• [Task details]: Output the first line of the listing and each line after it, up to and including the line that contains "const sampleF2 = [1.24, 0.87, -1.31, -0.99, -0.77, 0.96];", exactly as written, minus the pictures.
————
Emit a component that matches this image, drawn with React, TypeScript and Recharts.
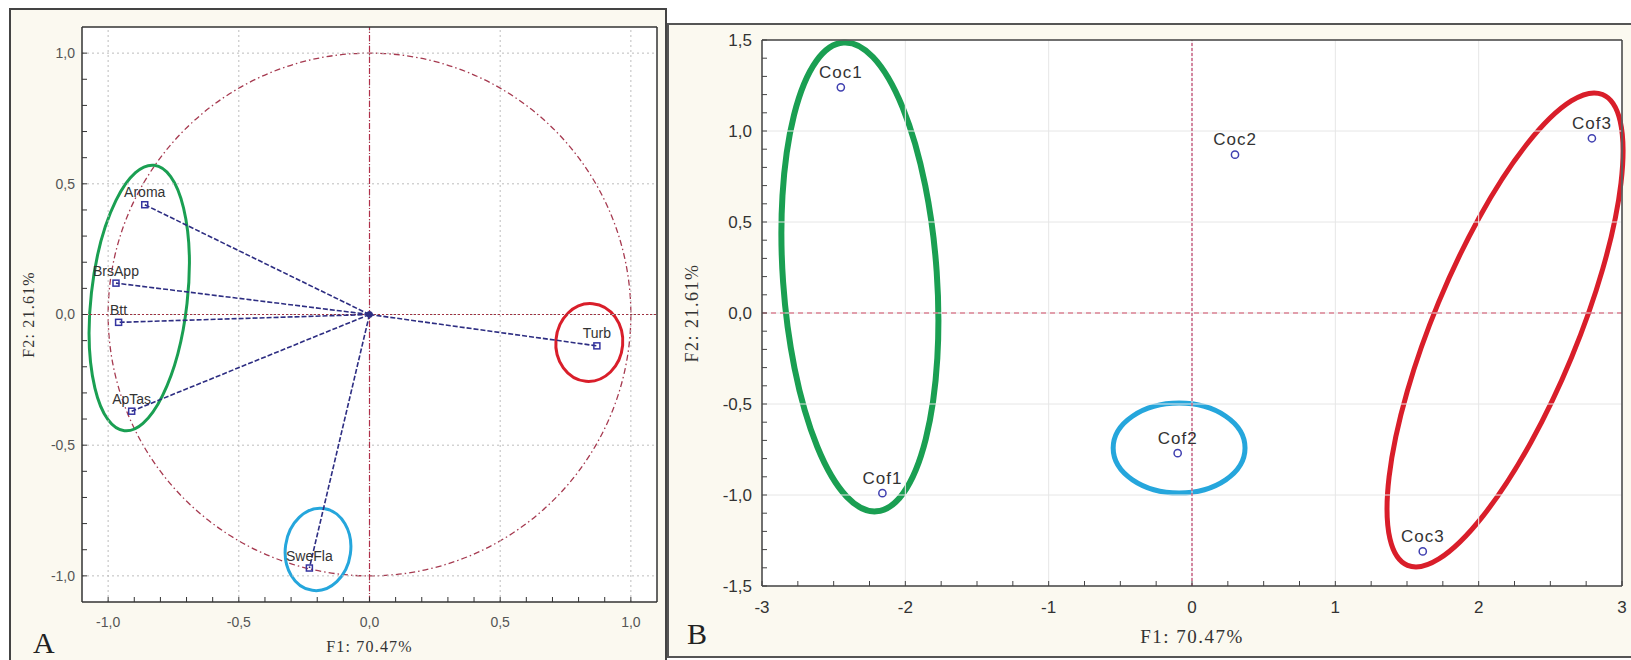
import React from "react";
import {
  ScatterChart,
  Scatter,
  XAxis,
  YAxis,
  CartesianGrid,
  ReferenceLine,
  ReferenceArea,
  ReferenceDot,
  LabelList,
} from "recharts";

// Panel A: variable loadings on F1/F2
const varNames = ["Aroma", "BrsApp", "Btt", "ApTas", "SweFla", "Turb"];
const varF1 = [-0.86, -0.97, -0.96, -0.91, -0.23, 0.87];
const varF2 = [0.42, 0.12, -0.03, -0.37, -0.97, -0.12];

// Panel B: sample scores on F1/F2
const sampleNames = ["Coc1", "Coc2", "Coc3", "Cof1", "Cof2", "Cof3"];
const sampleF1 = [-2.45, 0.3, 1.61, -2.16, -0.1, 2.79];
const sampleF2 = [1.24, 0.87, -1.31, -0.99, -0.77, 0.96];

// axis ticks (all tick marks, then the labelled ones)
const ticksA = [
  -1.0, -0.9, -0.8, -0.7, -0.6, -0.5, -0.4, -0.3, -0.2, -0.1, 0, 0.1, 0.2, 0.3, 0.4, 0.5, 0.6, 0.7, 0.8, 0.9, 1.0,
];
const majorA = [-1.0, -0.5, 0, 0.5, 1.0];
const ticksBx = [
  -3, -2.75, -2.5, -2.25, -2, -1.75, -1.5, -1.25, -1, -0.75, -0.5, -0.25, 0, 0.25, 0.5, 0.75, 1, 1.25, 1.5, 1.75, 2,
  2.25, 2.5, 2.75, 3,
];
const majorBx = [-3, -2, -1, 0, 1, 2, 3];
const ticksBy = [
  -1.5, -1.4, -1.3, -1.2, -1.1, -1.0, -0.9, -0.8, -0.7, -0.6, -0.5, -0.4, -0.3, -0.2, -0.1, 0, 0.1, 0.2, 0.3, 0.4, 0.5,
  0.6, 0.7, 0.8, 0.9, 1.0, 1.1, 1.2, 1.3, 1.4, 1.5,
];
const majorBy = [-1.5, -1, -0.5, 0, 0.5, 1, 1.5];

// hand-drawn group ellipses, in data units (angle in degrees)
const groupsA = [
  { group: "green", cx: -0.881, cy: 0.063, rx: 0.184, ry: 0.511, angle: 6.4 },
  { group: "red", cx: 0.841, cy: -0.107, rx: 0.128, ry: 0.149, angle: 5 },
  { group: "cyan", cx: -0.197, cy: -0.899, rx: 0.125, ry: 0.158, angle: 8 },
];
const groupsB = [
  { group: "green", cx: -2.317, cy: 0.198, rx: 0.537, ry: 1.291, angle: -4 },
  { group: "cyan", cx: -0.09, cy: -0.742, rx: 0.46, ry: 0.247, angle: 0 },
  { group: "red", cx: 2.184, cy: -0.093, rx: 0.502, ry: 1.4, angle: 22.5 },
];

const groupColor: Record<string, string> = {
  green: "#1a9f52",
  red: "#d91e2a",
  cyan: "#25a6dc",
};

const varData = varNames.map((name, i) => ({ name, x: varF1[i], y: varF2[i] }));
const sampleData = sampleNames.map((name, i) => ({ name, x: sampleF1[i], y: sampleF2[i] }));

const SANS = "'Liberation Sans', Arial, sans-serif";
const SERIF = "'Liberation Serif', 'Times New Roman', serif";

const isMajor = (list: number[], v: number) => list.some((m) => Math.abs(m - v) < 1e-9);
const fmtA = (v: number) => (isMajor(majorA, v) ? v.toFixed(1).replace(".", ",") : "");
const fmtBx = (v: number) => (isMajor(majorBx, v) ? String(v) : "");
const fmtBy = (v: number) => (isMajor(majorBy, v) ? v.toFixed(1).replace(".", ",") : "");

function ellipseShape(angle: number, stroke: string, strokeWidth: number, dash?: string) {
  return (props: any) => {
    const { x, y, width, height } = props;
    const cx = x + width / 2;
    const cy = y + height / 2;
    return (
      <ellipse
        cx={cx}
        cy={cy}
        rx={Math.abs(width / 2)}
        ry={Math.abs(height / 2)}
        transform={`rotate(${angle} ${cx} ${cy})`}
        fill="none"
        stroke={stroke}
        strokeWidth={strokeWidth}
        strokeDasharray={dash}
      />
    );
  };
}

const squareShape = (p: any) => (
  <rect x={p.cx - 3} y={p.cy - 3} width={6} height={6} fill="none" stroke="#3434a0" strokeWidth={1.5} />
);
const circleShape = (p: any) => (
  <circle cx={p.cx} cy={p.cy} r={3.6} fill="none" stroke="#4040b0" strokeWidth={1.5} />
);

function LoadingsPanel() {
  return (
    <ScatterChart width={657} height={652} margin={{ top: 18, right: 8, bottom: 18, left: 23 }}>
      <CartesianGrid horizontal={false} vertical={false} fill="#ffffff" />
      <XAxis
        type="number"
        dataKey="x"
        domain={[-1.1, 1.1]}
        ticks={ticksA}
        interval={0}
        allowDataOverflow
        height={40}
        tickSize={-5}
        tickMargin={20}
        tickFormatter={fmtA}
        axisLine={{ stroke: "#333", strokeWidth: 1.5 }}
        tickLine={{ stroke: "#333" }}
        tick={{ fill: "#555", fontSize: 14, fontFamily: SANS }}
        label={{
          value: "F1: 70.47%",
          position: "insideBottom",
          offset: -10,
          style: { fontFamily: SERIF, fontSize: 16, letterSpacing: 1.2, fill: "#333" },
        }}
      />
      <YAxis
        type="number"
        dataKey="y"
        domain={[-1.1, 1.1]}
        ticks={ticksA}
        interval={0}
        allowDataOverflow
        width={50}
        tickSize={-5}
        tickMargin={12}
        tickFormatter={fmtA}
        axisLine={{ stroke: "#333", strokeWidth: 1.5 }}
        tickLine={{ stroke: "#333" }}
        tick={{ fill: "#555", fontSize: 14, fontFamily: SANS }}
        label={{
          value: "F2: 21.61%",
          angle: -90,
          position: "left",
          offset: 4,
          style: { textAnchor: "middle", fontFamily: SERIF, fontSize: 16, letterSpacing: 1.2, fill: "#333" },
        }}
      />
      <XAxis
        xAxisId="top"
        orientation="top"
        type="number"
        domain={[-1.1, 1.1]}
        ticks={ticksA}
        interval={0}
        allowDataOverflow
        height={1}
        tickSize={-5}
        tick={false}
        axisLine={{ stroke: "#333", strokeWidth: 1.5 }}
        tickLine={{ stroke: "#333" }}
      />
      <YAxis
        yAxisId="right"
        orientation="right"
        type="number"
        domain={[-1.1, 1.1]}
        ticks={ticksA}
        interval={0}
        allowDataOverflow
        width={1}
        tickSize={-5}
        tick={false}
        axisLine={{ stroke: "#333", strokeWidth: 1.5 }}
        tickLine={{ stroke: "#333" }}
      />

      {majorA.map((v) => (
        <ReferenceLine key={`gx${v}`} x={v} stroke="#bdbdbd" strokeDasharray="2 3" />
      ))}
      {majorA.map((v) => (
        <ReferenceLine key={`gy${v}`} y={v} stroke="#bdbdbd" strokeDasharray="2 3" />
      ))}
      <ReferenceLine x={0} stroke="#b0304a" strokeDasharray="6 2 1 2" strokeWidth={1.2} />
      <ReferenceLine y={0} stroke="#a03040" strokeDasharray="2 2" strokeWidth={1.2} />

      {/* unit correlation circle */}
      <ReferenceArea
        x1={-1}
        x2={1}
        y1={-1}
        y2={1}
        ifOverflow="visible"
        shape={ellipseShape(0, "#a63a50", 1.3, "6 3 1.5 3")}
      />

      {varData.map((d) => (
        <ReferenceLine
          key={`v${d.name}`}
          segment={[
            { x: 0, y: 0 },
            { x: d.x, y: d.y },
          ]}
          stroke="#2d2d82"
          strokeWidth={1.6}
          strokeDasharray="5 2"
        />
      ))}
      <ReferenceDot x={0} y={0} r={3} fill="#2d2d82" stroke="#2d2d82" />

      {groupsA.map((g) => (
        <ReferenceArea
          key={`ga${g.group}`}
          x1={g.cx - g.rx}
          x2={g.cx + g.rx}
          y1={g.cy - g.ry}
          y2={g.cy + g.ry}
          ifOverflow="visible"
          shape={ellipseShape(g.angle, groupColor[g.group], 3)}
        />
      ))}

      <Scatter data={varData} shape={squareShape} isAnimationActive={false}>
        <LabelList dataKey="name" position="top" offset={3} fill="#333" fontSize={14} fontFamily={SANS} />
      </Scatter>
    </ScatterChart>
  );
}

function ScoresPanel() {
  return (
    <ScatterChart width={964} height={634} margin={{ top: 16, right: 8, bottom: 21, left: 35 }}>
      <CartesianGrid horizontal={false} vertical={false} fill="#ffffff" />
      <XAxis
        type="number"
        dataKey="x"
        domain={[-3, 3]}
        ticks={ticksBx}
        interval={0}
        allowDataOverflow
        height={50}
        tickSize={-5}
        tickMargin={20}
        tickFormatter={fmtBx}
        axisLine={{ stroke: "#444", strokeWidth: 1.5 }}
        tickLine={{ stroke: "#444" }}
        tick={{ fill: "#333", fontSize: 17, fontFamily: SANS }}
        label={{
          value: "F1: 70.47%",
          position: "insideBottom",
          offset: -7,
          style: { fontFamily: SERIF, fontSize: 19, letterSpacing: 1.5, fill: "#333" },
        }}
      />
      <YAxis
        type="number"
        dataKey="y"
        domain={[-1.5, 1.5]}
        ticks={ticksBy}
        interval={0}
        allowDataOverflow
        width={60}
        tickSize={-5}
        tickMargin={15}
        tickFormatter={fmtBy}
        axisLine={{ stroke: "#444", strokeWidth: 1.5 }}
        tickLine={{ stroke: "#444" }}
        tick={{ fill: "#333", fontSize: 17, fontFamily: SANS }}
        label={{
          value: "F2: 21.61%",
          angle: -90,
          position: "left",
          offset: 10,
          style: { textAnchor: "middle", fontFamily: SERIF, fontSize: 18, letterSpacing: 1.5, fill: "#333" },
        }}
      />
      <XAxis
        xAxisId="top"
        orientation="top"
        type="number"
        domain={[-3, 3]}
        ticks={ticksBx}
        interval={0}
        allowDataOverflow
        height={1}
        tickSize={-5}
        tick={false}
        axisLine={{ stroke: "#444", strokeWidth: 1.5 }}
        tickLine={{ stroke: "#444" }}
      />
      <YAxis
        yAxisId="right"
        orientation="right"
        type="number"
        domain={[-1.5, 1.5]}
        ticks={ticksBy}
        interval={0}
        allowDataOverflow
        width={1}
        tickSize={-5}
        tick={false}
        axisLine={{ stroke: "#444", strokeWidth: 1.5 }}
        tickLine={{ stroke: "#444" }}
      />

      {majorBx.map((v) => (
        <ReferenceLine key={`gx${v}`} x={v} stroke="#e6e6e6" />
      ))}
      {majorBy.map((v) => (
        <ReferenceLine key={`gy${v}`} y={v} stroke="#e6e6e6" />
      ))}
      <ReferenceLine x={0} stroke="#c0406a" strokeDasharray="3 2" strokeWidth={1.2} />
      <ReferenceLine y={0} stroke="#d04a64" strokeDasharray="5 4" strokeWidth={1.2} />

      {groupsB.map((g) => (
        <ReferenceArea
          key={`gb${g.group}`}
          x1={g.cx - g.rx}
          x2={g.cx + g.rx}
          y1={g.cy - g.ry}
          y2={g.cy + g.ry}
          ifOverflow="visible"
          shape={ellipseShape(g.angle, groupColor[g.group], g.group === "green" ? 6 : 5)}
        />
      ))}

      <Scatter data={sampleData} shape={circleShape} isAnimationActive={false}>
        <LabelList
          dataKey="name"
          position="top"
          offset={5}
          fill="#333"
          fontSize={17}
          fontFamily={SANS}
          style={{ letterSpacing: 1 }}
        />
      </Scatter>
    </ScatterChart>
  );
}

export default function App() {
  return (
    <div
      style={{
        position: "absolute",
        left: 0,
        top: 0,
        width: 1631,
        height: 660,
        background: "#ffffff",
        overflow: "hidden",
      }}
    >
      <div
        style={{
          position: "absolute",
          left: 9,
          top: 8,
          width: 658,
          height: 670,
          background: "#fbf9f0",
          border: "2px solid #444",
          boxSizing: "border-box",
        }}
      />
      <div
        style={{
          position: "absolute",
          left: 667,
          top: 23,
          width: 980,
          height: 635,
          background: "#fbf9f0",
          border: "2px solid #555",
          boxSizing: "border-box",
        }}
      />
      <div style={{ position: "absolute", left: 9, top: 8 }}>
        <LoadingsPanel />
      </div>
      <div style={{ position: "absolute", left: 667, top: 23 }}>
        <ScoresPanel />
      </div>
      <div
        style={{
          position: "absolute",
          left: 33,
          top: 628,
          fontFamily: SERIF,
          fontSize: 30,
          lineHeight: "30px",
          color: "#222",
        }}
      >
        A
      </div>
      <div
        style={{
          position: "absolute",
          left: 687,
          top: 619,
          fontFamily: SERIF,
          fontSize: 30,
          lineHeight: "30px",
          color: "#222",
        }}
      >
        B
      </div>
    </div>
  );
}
————
• [Right answer]:
Emit a component that matches this image, drawn with React, TypeScript and Recharts.
import React from "react";
import {
  ScatterChart,
  Scatter,
  XAxis,
  YAxis,
  CartesianGrid,
  ReferenceLine,
  ReferenceArea,
  ReferenceDot,
  LabelList,
} from "recharts";

// Panel A: variable loadings on F1/F2
const varNames = ["Aroma", "BrsApp", "Btt", "ApTas", "SweFla", "Turb"];
const varF1 = [-0.86, -0.97, -0.96, -0.91, -0.23, 0.87];
const varF2 = [0.42, 0.12, -0.03, -0.37, -0.97, -0.12];

// Panel B: sample scores on F1/F2
const sampleNames = ["Coc1", "Coc2", "Coc3", "Cof1", "Cof2", "Cof3"];
const sampleF1 = [-2.45, 0.3, 1.61, -2.16, -0.1, 2.79];
const sampleF2 = [1.24, 0.87, -1.31, -0.99, -0.77, 0.96];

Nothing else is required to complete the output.